>> Start DATA EXCERPT

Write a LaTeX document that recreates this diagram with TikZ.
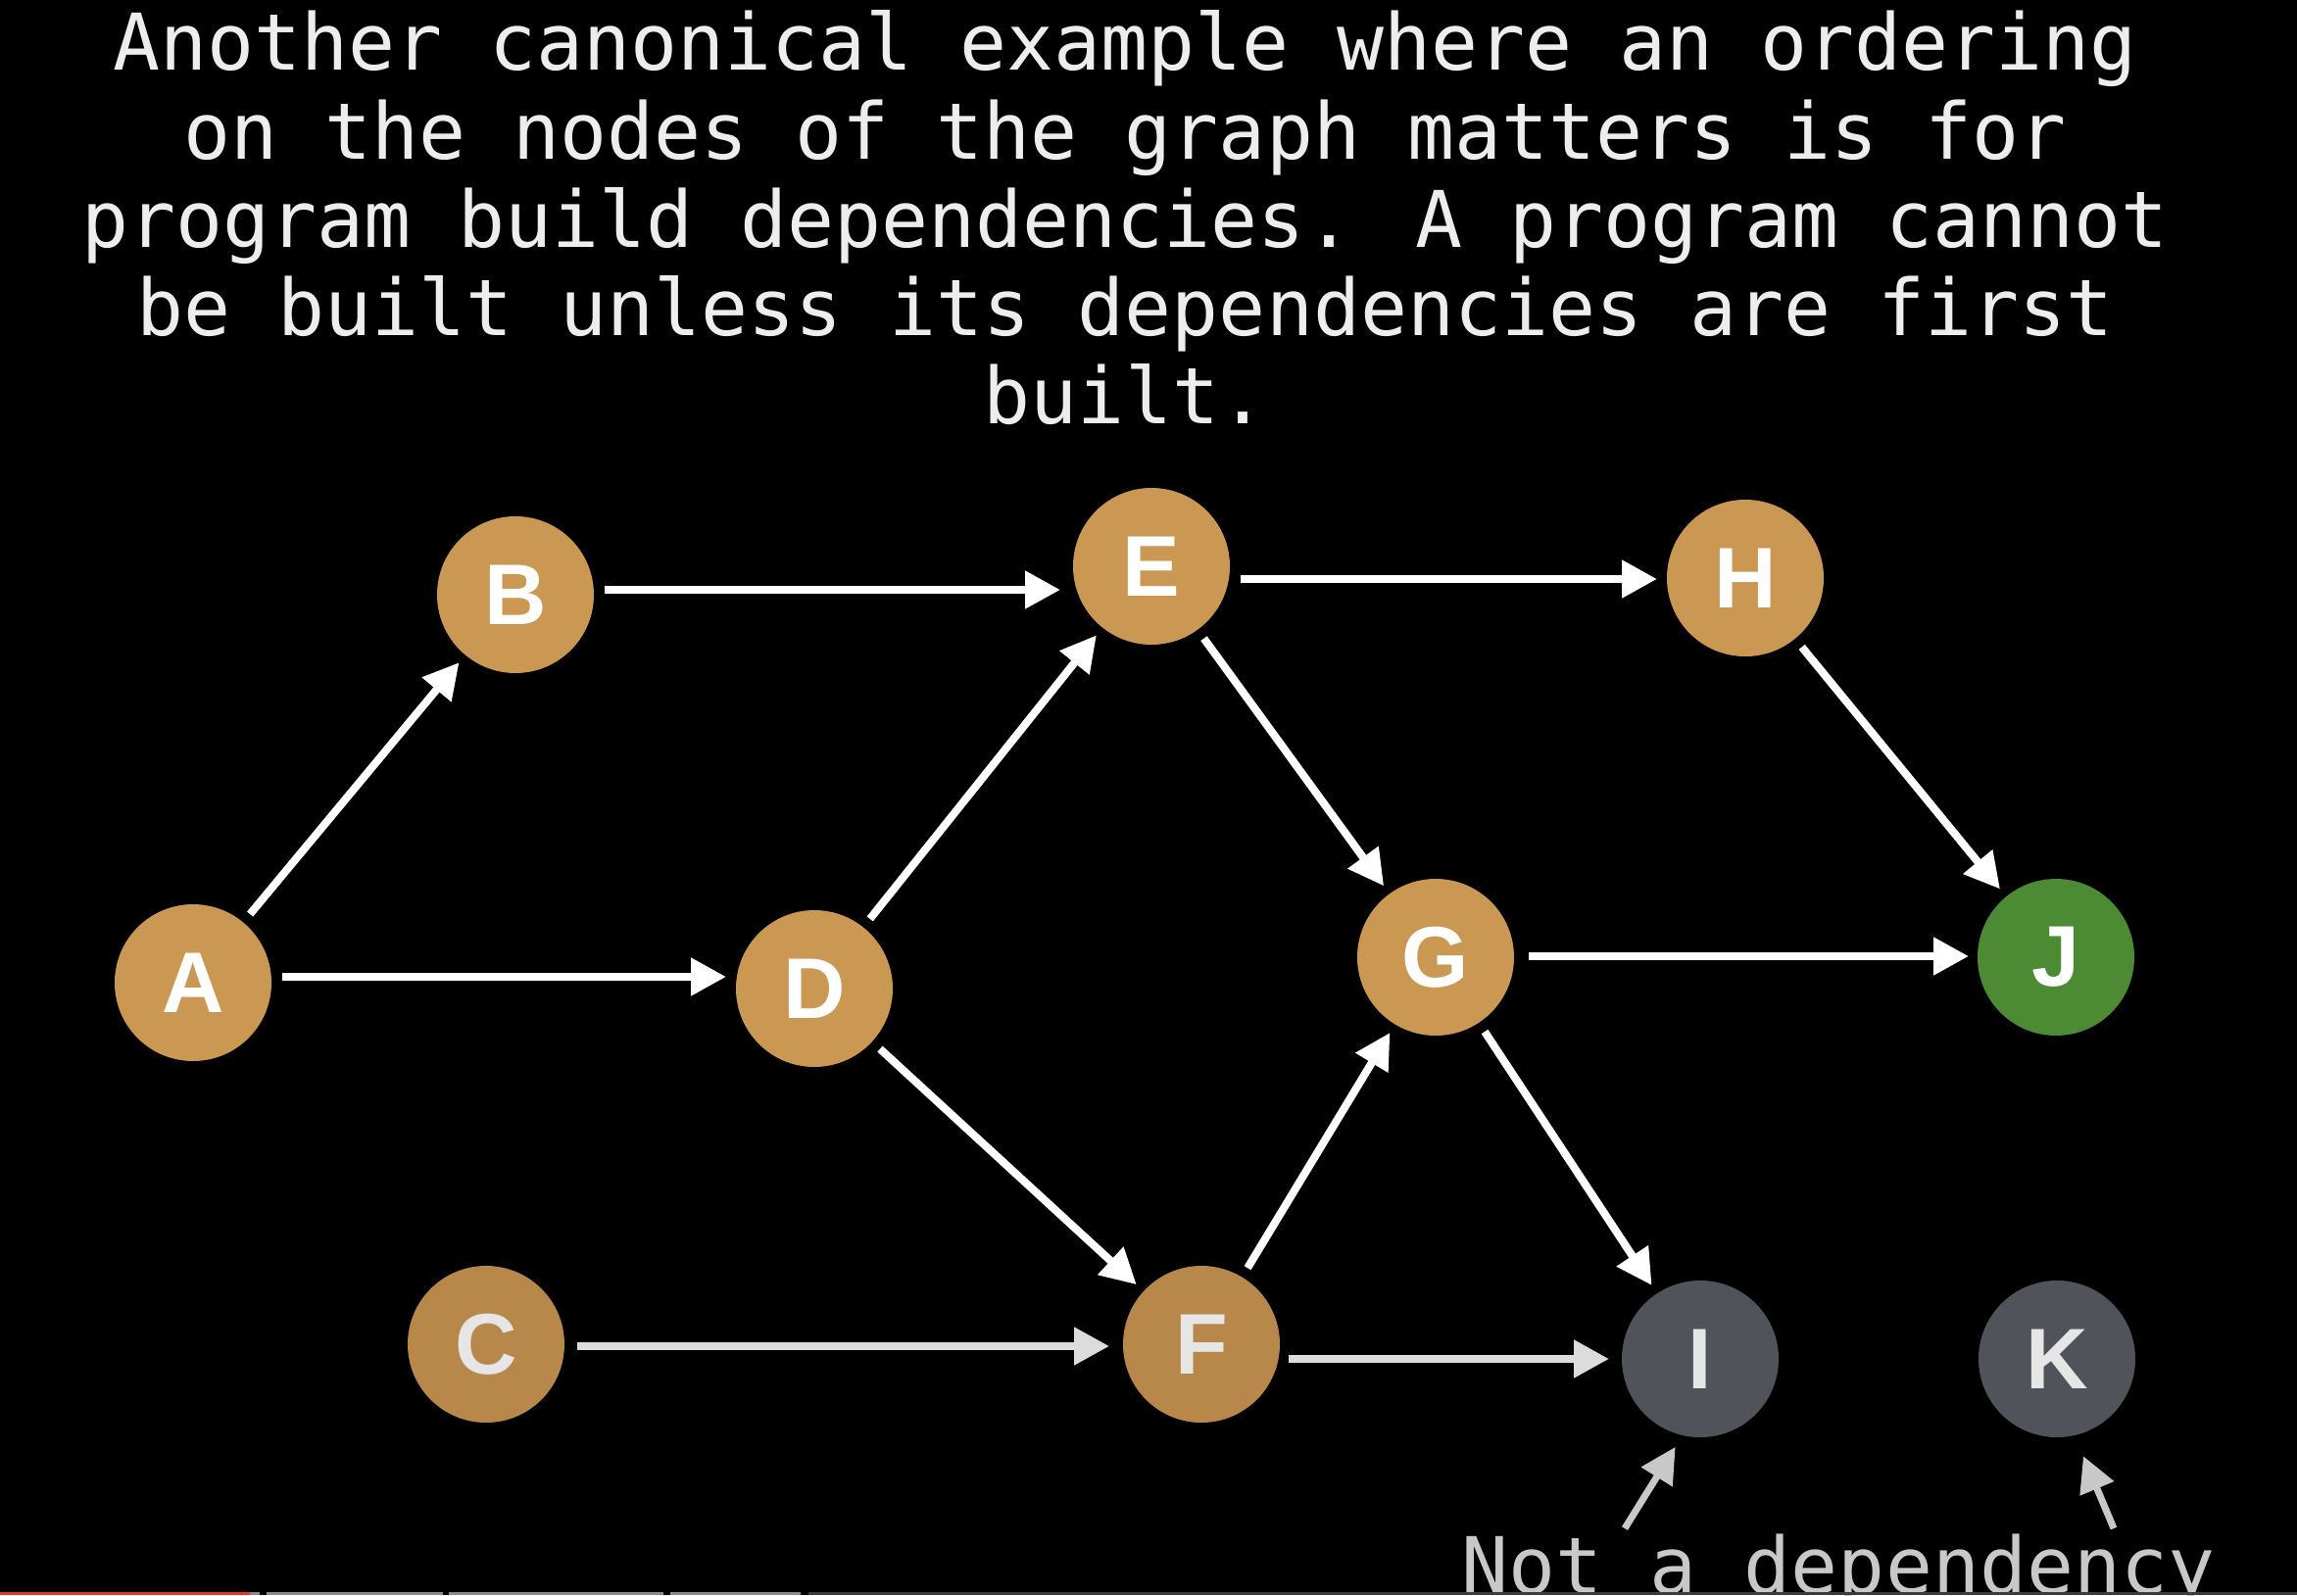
\documentclass[tikz,border=0pt]{standalone}
\usepackage{fontspec}
\newfontfamily\monofam{DejaVu Sans Mono}
\newfontfamily\labelfam{Liberation Sans}
\usetikzlibrary{arrows.meta}
\definecolor{gold}{HTML}{CA9852}
\definecolor{golddark}{HTML}{B8884A}
\definecolor{jgreen}{HTML}{4C8A34}
\definecolor{slate}{HTML}{50535A}
\definecolor{lightlbl}{HTML}{E6E6E6}
\definecolor{titlecol}{HTML}{EDEDED}
\definecolor{notecol}{HTML}{C8C8C8}
\definecolor{dimarrow}{HTML}{DCDCDC}
\definecolor{barred}{HTML}{E8352A}
\definecolor{bargrey}{HTML}{8C8C8C}
\definecolor{bardark}{HTML}{3C3C3C}
\begin{document}
\begin{tikzpicture}[
  vtx/.style={circle, fill=gold, minimum size=1.6cm, inner sep=0pt, outer sep=0pt,
    text=white, font=\labelfam\bfseries\fontsize{25pt}{25pt}\selectfont},
  vtxdim/.style={vtx, fill=golddark, text=lightlbl},
  vtxgreen/.style={vtx, fill=jgreen},
  vtxgrey/.style={vtx, fill=slate, text=lightlbl},
  arr/.style={draw=white, line width=0.08cm, -{Triangle[length=0.36cm,width=0.37cm]},
    shorten <=0.11cm, shorten >=0.1cm},
  arrdim/.style={arr, draw=dimarrow},
  arrnote/.style={draw=notecol, line width=0.07cm, -{Triangle[length=0.36cm,width=0.36cm]}},
  titleline/.style={anchor=base, inner sep=0pt, outer sep=0pt, text=titlecol,
    font=\monofam\fontsize{22.7pt}{25.6pt}\selectfont},
  noteline/.style={titleline, text=notecol}
]
\fill[black] (0,0) rectangle (23.44,-16.28);
\useasboundingbox (0,0) rectangle (23.44,-16.28);

% title
\node[titleline] (t1) at (11.48,-0.71) {Another canonical example where an ordering};
\node[titleline] (t2) at (11.48,-1.62) {on the nodes of the graph matters is for};
\node[titleline] (t3) at (11.48,-2.52) {program build dependencies. A program cannot};
\node[titleline] (t4) at (11.48,-3.42) {be built unless its dependencies are first};
\node[titleline] (t5) at (11.48,-4.32) {built.};

% vertices
\node[vtx] (A) at (1.97,-10.03) {A};
\node[vtx] (B) at (5.26,-6.07) {B};
\node[vtx] (E) at (11.75,-5.78) {E};
\node[vtx] (H) at (17.81,-5.90) {H};
\node[vtx] (D) at (8.31,-10.09) {D};
\node[vtx] (G) at (14.65,-9.77) {G};
\node[vtxgreen] (J) at (20.98,-9.77) {J};
\node[vtxdim] (C) at (4.96,-13.72) {C};
\node[vtxdim] (F) at (12.26,-13.72) {F};
\node[vtxgrey] (I) at (17.35,-13.87) {I};
\node[vtxgrey] (K) at (20.99,-13.87) {K};

% levels of horizontal connectors
\coordinate (yAD) at (0,-9.97);
\coordinate (yBE) at (0,-6.02);
\coordinate (yEH) at (0,-5.91);
\coordinate (yGJ) at (0,-9.76);
\coordinate (yCF) at (0,-13.74);
\coordinate (yFI) at (0,-13.87);

% connectors
\draw[arr] (A.east |- yAD) -- (D.west |- yAD);
\draw[arr, shorten >=0.13cm] (B.east |- yBE) -- (E.west |- yBE);
\draw[arr] (E.east |- yEH) -- (H.west |- yEH);
\draw[arr, shorten <=0.15cm, shorten >=0.09cm] (G.east |- yGJ) -- (J.west |- yGJ);
\draw[arrdim, shorten <=0.13cm, shorten >=0.14cm] (C.east |- yCF) -- (F.west |- yCF);
\draw[arrdim, shorten <=0.09cm, shorten >=0.13cm] (F.east |- yFI) -- (I.west |- yFI);

\draw[arr] (A) -- (B);
\draw[arr] (D) -- (E);
\draw[arr] (E) -- (G);
\draw[arr] (H) -- (J);
\draw[arr] (G) -- (I);
\draw[arr] (D) -- (F);
\draw[arr] (F) -- (G);

% note
\node[noteline] (note) at (18.76,-16.26) {Not a dependency};
\coordinate (nI) at (16.58,-15.60);
\coordinate (nK) at (21.57,-15.60);
\draw[arrnote, shorten >=0.14cm] (nI) -- (I.-103);
\draw[arrnote, shorten >=0.23cm] (nK) -- (K.-77);

% progress bar
\fill[bardark] (8.25,-16.25) rectangle (23.44,-16.28);
\fill[bargrey] (0,-16.25) rectangle (2.65,-16.28);
\fill[bargrey] (2.72,-16.25) rectangle (4.52,-16.28);
\fill[bargrey] (4.58,-16.25) rectangle (6.77,-16.28);
\fill[bargrey] (6.84,-16.25) rectangle (8.17,-16.28);
\fill[barred] (0,-16.25) rectangle (2.55,-16.28);
\end{tikzpicture}
\end{document}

>> End DATA EXCERPT

**STATED TASK**
Restate each line from the start of the listing through the line bearing "(K) at (20.99,-13.87)" word for word. Drop the pictures.

**RESPONSE TO THIS EXERCISE**
Write a LaTeX document that recreates this diagram with TikZ.
\documentclass[tikz,border=0pt]{standalone}
\usepackage{fontspec}
\newfontfamily\monofam{DejaVu Sans Mono}
\newfontfamily\labelfam{Liberation Sans}
\usetikzlibrary{arrows.meta}
\definecolor{gold}{HTML}{CA9852}
\definecolor{golddark}{HTML}{B8884A}
\definecolor{jgreen}{HTML}{4C8A34}
\definecolor{slate}{HTML}{50535A}
\definecolor{lightlbl}{HTML}{E6E6E6}
\definecolor{titlecol}{HTML}{EDEDED}
\definecolor{notecol}{HTML}{C8C8C8}
\definecolor{dimarrow}{HTML}{DCDCDC}
\definecolor{barred}{HTML}{E8352A}
\definecolor{bargrey}{HTML}{8C8C8C}
\definecolor{bardark}{HTML}{3C3C3C}
\begin{document}
\begin{tikzpicture}[
  vtx/.style={circle, fill=gold, minimum size=1.6cm, inner sep=0pt, outer sep=0pt,
    text=white, font=\labelfam\bfseries\fontsize{25pt}{25pt}\selectfont},
  vtxdim/.style={vtx, fill=golddark, text=lightlbl},
  vtxgreen/.style={vtx, fill=jgreen},
  vtxgrey/.style={vtx, fill=slate, text=lightlbl},
  arr/.style={draw=white, line width=0.08cm, -{Triangle[length=0.36cm,width=0.37cm]},
    shorten <=0.11cm, shorten >=0.1cm},
  arrdim/.style={arr, draw=dimarrow},
  arrnote/.style={draw=notecol, line width=0.07cm, -{Triangle[length=0.36cm,width=0.36cm]}},
  titleline/.style={anchor=base, inner sep=0pt, outer sep=0pt, text=titlecol,
    font=\monofam\fontsize{22.7pt}{25.6pt}\selectfont},
  noteline/.style={titleline, text=notecol}
]
\fill[black] (0,0) rectangle (23.44,-16.28);
\useasboundingbox (0,0) rectangle (23.44,-16.28);

% title
\node[titleline] (t1) at (11.48,-0.71) {Another canonical example where an ordering};
\node[titleline] (t2) at (11.48,-1.62) {on the nodes of the graph matters is for};
\node[titleline] (t3) at (11.48,-2.52) {program build dependencies. A program cannot};
\node[titleline] (t4) at (11.48,-3.42) {be built unless its dependencies are first};
\node[titleline] (t5) at (11.48,-4.32) {built.};

% vertices
\node[vtx] (A) at (1.97,-10.03) {A};
\node[vtx] (B) at (5.26,-6.07) {B};
\node[vtx] (E) at (11.75,-5.78) {E};
\node[vtx] (H) at (17.81,-5.90) {H};
\node[vtx] (D) at (8.31,-10.09) {D};
\node[vtx] (G) at (14.65,-9.77) {G};
\node[vtxgreen] (J) at (20.98,-9.77) {J};
\node[vtxdim] (C) at (4.96,-13.72) {C};
\node[vtxdim] (F) at (12.26,-13.72) {F};
\node[vtxgrey] (I) at (17.35,-13.87) {I};
\node[vtxgrey] (K) at (20.99,-13.87) {K};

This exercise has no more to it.